■ Problem details: Start at the line holding "What matplotlib code", stop at the line holding "380, 391, 372]", and repeat those lines exactly, both ends included; skip the pictures.

(Part of a data file)
================

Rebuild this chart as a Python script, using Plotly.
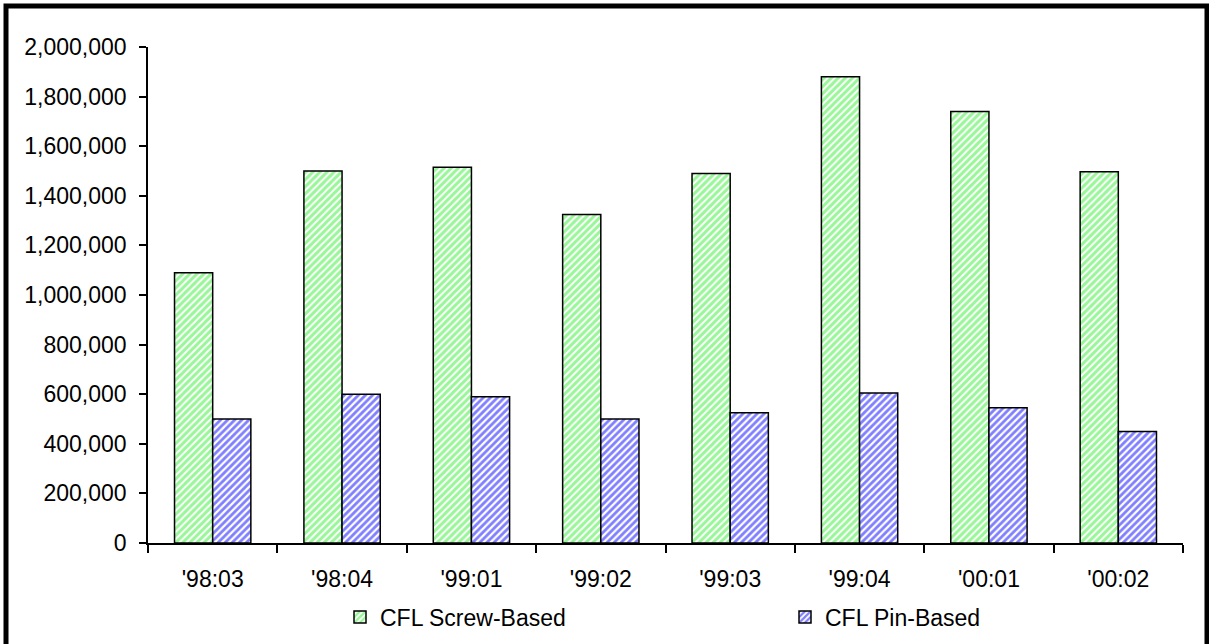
import plotly.graph_objects as go

categories = ["'98:03", "'98:04", "'99:01", "'99:02", "'99:03", "'99:04", "'00:01", "'00:02"]
screw_based = [1090000, 1500000, 1515000, 1325000, 1490000, 1880000, 1740000, 1497000]
pin_based = [500000, 600000, 590000, 500000, 525000, 605000, 545000, 450000]
y_ticks = list(range(0, 2000001, 200000))

W, H = 1209, 644
L, R, T, B = 148, 26, 47, 101
pw, ph = W - L - R, H - T - B

def px_x(x):
    return (x - L) / pw

def px_y(y):
    return (H - B - y) / ph

fig = go.Figure()
fig.add_trace(go.Bar(
    x=categories, y=screw_based, name="CFL Screw-Based", legend="legend",
    marker=dict(color="white", line=dict(color="black", width=1.5),
                pattern=dict(shape="/", fgcolor="#33EE33", bgcolor="white", size=5, solidity=0.6)),
))
fig.add_trace(go.Bar(
    x=categories, y=pin_based, name="CFL Pin-Based", legend="legend2",
    marker=dict(color="white", line=dict(color="black", width=1.5),
                pattern=dict(shape="/", fgcolor="#0000FF", bgcolor="white", size=5, solidity=0.55)),
))

font = dict(family="Liberation Sans", size=23, color="black")

leg_common = dict(orientation="h", xanchor="left", y=px_y(617), yanchor="middle",
                  font=font, bgcolor="rgba(0,0,0,0)")

fig.update_layout(
    width=W, height=H,
    margin=dict(l=L, r=R, t=T, b=B, autoexpand=False),
    paper_bgcolor="white", plot_bgcolor="white",
    barmode="group", bargap=0.41, bargroupgap=0,
    font=font,
    showlegend=True,
    legend=dict(x=px_x(340), **leg_common),
    legend2=dict(x=px_x(785), **leg_common),
    xaxis=dict(type="category", showline=True, linecolor="black", linewidth=1.5,
               ticks="outside", tickson="boundaries", ticklen=8, tickcolor="black", tickwidth=1.5,
               showgrid=False, tickfont=font, ticklabelstandoff=15),
    yaxis=dict(range=[0, 2000000], tickvals=y_ticks, tickformat=",d", showline=True,
               linecolor="black", linewidth=1.5, ticks="outside", ticklen=7, tickcolor="black",
               tickwidth=1.5, showgrid=False, zeroline=False, tickfont=font, ticklabelstandoff=8),
    shapes=[dict(type="rect", xref="paper", yref="paper",
                 x0=px_x(6), x1=px_x(1207), y0=px_y(680), y1=px_y(6),
                 line=dict(color="black", width=5), fillcolor="rgba(0,0,0,0)", layer="above")],
)

fig.write_html("out.html", config={"displayModeBar": False},
               post_script="document.body.style.margin='0px';")
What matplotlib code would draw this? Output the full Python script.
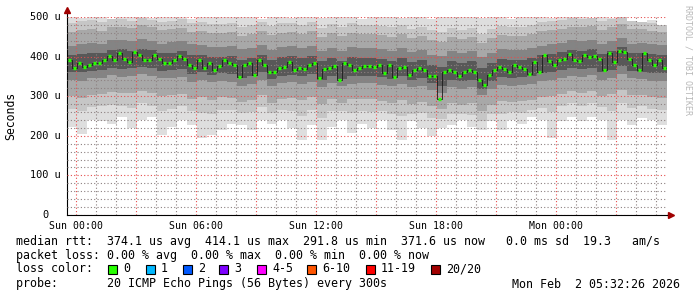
import numpy as np
import matplotlib.pyplot as plt

# SmokePing style latency graph, values in microseconds

# median rtt, one value per 15 minutes starting Sat 23:33
median = [391, 371, 385, 374, 380, 385, 385, 391, 401, 391, 409, 395, 386, 412, 404,
          391, 391, 404, 394, 383, 385, 392, 401, 393, 380, 371, 391, 371, 383, 366,
          376, 391, 383, 379, 349, 379, 383, 354, 391, 380, 361, 361, 370, 375, 386,
          366, 372, 368, 380, 383, 346, 368, 372, 376, 341, 383, 380, 366, 370, 376,
          376, 374, 380, 359, 379, 349, 371, 375, 354, 367, 372, 365, 352, 350, 292,
          362, 365, 360, 352, 360, 365, 360, 340, 328, 354, 365, 375, 368, 362, 380,
          374, 368, 355, 386, 362, 405, 388, 378, 391, 395, 406, 391, 390, 405, 400,
          401, 395, 366, 409, 386, 414, 411, 395, 380, 366, 409, 391, 380, 391, 372]

# smoke envelope (sorted pings), one value per 30 minutes
ping_max = [505, 498, 502, 510, 495, 505, 500, 508, 497, 503, 505, 500, 496, 507, 502,
            499, 505, 510, 500, 494, 503, 506, 498, 502, 505, 497, 500, 508, 502, 496,
            505, 500, 503, 498, 507, 502, 495, 505, 500, 510, 502, 498, 505, 500, 496,
            503, 507, 500, 498, 505, 502, 500, 497, 505, 498, 503, 490, 485, 492, 480]
ping_hi1 = [485, 490, 492, 488, 495, 494, 490, 498, 493, 487, 490, 494, 484, 488, 482,
            482, 486, 476, 480, 488, 478, 484, 486, 480, 488, 472, 482, 476, 484, 480,
            480, 478, 474, 480, 470, 476, 466, 462, 473, 468, 473, 458, 470, 478, 476,
            476, 480, 488, 490, 493, 497, 495, 498, 489, 495, 500, 490, 488, 484, 480]
ping_hi2 = [462, 466, 470, 465, 474, 476, 472, 479, 474, 466, 469, 472, 462, 464, 459,
            459, 462, 452, 456, 464, 454, 460, 462, 456, 464, 449, 459, 452, 460, 456,
            456, 454, 450, 456, 446, 452, 442, 438, 449, 444, 449, 434, 446, 454, 452,
            452, 456, 464, 466, 470, 476, 474, 478, 466, 474, 482, 469, 470, 464, 462]
ping_hi3 = [428, 431, 435, 433, 441, 443, 439, 444, 440, 433, 436, 439, 431, 429, 425,
            423, 427, 418, 421, 429, 417, 423, 426, 421, 428, 413, 422, 415, 423, 421,
            421, 418, 415, 421, 411, 417, 405, 401, 413, 408, 413, 398, 409, 418, 417,
            417, 421, 428, 431, 435, 441, 439, 443, 431, 439, 448, 433, 435, 431, 429]
ping_hi4 = [405, 406, 410, 410, 416, 418, 415, 419, 416, 408, 410, 414, 404, 404, 400,
            400, 402, 392, 396, 404, 392, 398, 401, 396, 402, 388, 397, 390, 398, 396,
            396, 394, 390, 396, 386, 392, 380, 374, 388, 383, 388, 372, 384, 393, 392,
            392, 396, 404, 406, 411, 416, 414, 418, 406, 414, 424, 408, 410, 406, 404]
ping_lo4 = [362, 360, 364, 366, 372, 368, 371, 374, 370, 364, 366, 368, 356, 360, 354,
            358, 356, 346, 350, 361, 344, 352, 354, 350, 356, 341, 352, 344, 351, 352,
            352, 348, 344, 350, 341, 346, 334, 326, 342, 338, 341, 318, 338, 348, 346,
            348, 350, 358, 360, 366, 371, 368, 372, 361, 366, 376, 364, 362, 358, 358]
ping_lo3 = [342, 339, 345, 347, 353, 349, 352, 355, 351, 345, 347, 349, 337, 341, 335,
            339, 337, 327, 331, 342, 325, 333, 335, 331, 337, 322, 333, 325, 332, 333,
            333, 329, 325, 331, 322, 327, 315, 309, 323, 319, 322, 302, 319, 329, 327,
            329, 331, 339, 341, 347, 352, 349, 353, 342, 347, 357, 345, 343, 339, 339]
ping_lo2 = [300, 295, 303, 305, 310, 307, 309, 313, 307, 300, 303, 305, 293, 297, 290,
            298, 296, 285, 290, 302, 284, 292, 295, 290, 298, 280, 292, 284, 292, 292,
            292, 288, 284, 290, 280, 286, 274, 268, 282, 278, 282, 262, 278, 288, 286,
            288, 290, 298, 300, 306, 312, 308, 312, 300, 306, 316, 304, 302, 298, 296]
ping_lo1 = [268, 262, 272, 274, 278, 276, 270, 282, 276, 262, 268, 274, 262, 258, 256,
            264, 266, 258, 260, 272, 258, 266, 262, 250, 266, 246, 262, 262, 258, 262,
            260, 262, 254, 250, 256, 258, 244, 242, 254, 256, 252, 238, 256, 256, 260,
            258, 266, 270, 260, 276, 282, 276, 282, 272, 262, 284, 270, 276, 268, 264]
ping_min = [222, 205, 240, 238, 230, 247, 219, 240, 247, 202, 222, 240, 228, 194, 202,
            215, 230, 228, 215, 240, 230, 240, 219, 189, 228, 190, 222, 240, 207, 230,
            219, 240, 215, 189, 238, 219, 199, 219, 228, 240, 222, 215, 238, 215, 240,
            230, 247, 240, 195, 238, 247, 238, 247, 240, 189, 240, 228, 245, 240, 228]

yticks = [0, 100, 200, 300, 400, 500]
ytick_labels = ['0  ', '100 u', '200 u', '300 u', '400 u', '500 u']
xtick_hours = [0, 6, 12, 18, 24]
xtick_labels = ['Sun 00:00', 'Sun 06:00', 'Sun 12:00', 'Sun 18:00', 'Mon 00:00']

loss_labels = ['0', '1', '2', '3', '4-5', '6-10', '11-19', '20/20']
loss_colors = ['#26ff00', '#00b8ff', '#0059ff', '#7e00ff', '#ff00ff', '#ff5500', '#ff0000', '#a10000']

t0 = -0.45  # Sat 23:33, hours relative to Sun 00:00
t1 = 29.55
mono = 'DejaVu Sans Mono'

fig = plt.figure(figsize=(6.97, 2.97), dpi=100)
ax = fig.add_axes([67 / 697, 82 / 297, 600 / 697, 198 / 297])

# smoke layers, outer ones lightest
n = len(ping_max)
tb = t0 + 0.5 * np.arange(n + 1)
def ext(a):
    return np.append(a, a[-1])
layers = [(ping_min, ping_max, '#dedede'),
          (ping_lo1, ping_hi1, '#c6c6c6'),
          (ping_lo2, ping_hi2, '#a8a8a8'),
          (ping_lo3, ping_hi3, '#848484'),
          (ping_lo4, ping_hi4, '#585858')]
for lo, hi, c in layers:
    ax.fill_between(tb, ext(lo), ext(hi), step='post', color=c, lw=0)

# median
m = np.array(median)
tm = t0 + 0.25 * np.arange(len(m) + 1)
ax.step(tm, ext(m), where='post', color='#1c1c1c', lw=0.6, zorder=3)
ax.hlines(m, tm[:-1] + 0.03, tm[:-1] + 0.22, colors=loss_colors[0], lw=2.4, zorder=4)

ax.set_xlim(t0, t1)
ax.set_ylim(0, 500)

# grid
ax.set_xticks(np.arange(0, 30, 3))
ax.set_xticks(np.arange(0, 30, 1), minor=True)
ax.set_yticks(yticks)
ax.set_yticks(np.arange(0, 501, 20), minor=True)
ax.grid(which='minor', color=(0.55, 0.5, 0.5, 0.25), ls=(0, (1, 2)), lw=0.8)
ax.grid(which='major', color=(0.9, 0.3, 0.3, 0.42), ls=(0, (1, 2)), lw=0.8)
ax.set_axisbelow(False)

ax.set_xticklabels([])
ax.set_yticklabels([])
ax.tick_params(which='both', length=0)
for h, lab in zip(xtick_hours, xtick_labels):
    ax.text(h, -0.03, lab, transform=ax.get_xaxis_transform(), ha='center', va='top',
            family=mono, fontsize=7.1)
for v, lab in zip(yticks, ytick_labels):
    ax.text(-0.01, v, lab, transform=ax.get_yaxis_transform(), ha='right', va='center',
            family=mono, fontsize=7.4)

for s in ['top', 'right']:
    ax.spines[s].set_visible(False)
ax.spines['left'].set_linewidth(0.8)
ax.spines['bottom'].set_linewidth(0.8)
ax.plot([0, 0], [1, 1.03], transform=ax.transAxes, color='k', lw=0.8, clip_on=False)
ax.plot([0], [1.035], transform=ax.transAxes, marker='^', ms=4, color='#a00000',
        clip_on=False, mec='#a00000')
ax.plot([1, 1.004], [0, 0], transform=ax.transAxes, color='k', lw=0.8, clip_on=False)
ax.plot([1.006], [0], transform=ax.transAxes, marker='>', ms=4, color='#a00000',
        clip_on=False, mec='#a00000')

fig.text(11 / 697, 1 - 116 / 297, 'Seconds', rotation=90, ha='center', va='center',
         family=mono, fontsize=8.3)
fig.text(688 / 697, 1 - 5 / 297, 'RRDTOOL / TOBI OETIKER', rotation=270, ha='center',
         va='top', family=mono, fontsize=6, color='#b8b8b8')

# legend
fs = 8.4
def ty(y):
    return 1 - y / 297
fig.text(16 / 697, ty(241), 'median rtt:  374.1 us avg  414.1 us max  291.8 us min  '
         '371.6 us now   0.0 ms sd  19.3   am/s', family=mono, fontsize=fs, va='center')
fig.text(16 / 697, ty(255), 'packet loss: 0.00 % avg  0.00 % max  0.00 % min  0.00 % now',
         family=mono, fontsize=fs, va='center')
fig.text(16 / 697, ty(269), 'loss color:', family=mono, fontsize=fs, va='center')
box_x = [108, 146, 183, 219, 257, 307, 366, 431]
for bx, lab, c in zip(box_x, loss_labels, loss_colors):
    fig.patches.append(plt.Rectangle((bx / 697, ty(273.5)), 9 / 697, 9 / 297, fc=c,
                                     ec='black', lw=0.8, transform=fig.transFigure))
    fig.text((bx + 15) / 697, ty(269), lab, family=mono, fontsize=fs, va='center')
fig.text(16 / 697, ty(284), 'probe:       20 ICMP Echo Pings (56 Bytes) every 300s',
         family=mono, fontsize=fs, va='center')
fig.text(680 / 697, ty(284), 'Mon Feb  2 05:32:26 2026', family=mono, fontsize=fs,
         va='center', ha='right')

fig.savefig('out.png', dpi=100)
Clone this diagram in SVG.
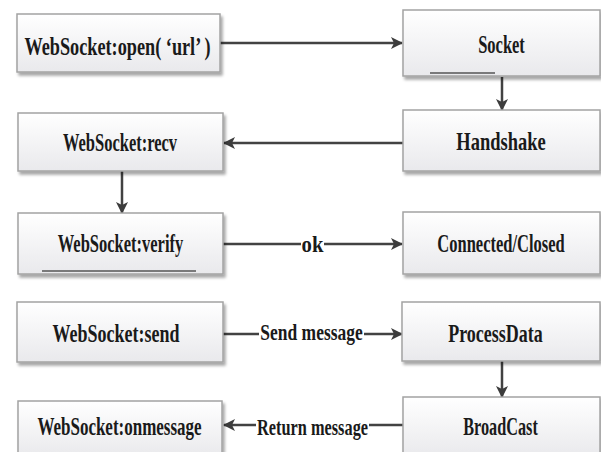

================

■ Complete output:
What matplotlib code would draw this? Output the full Python script.
import numpy as np
import matplotlib.pyplot as plt

# SmokePing style latency graph, values in microseconds

# median rtt, one value per 15 minutes starting Sat 23:33
median = [391, 371, 385, 374, 380, 385, 385, 391, 401, 391, 409, 395, 386, 412, 404,
          391, 391, 404, 394, 383, 385, 392, 401, 393, 380, 371, 391, 371, 383, 366,
          376, 391, 383, 379, 349, 379, 383, 354, 391, 380, 361, 361, 370, 375, 386,
          366, 372, 368, 380, 383, 346, 368, 372, 376, 341, 383, 380, 366, 370, 376,
          376, 374, 380, 359, 379, 349, 371, 375, 354, 367, 372, 365, 352, 350, 292,
          362, 365, 360, 352, 360, 365, 360, 340, 328, 354, 365, 375, 368, 362, 380,
          374, 368, 355, 386, 362, 405, 388, 378, 391, 395, 406, 391, 390, 405, 400,
          401, 395, 366, 409, 386, 414, 411, 395, 380, 366, 409, 391, 380, 391, 372]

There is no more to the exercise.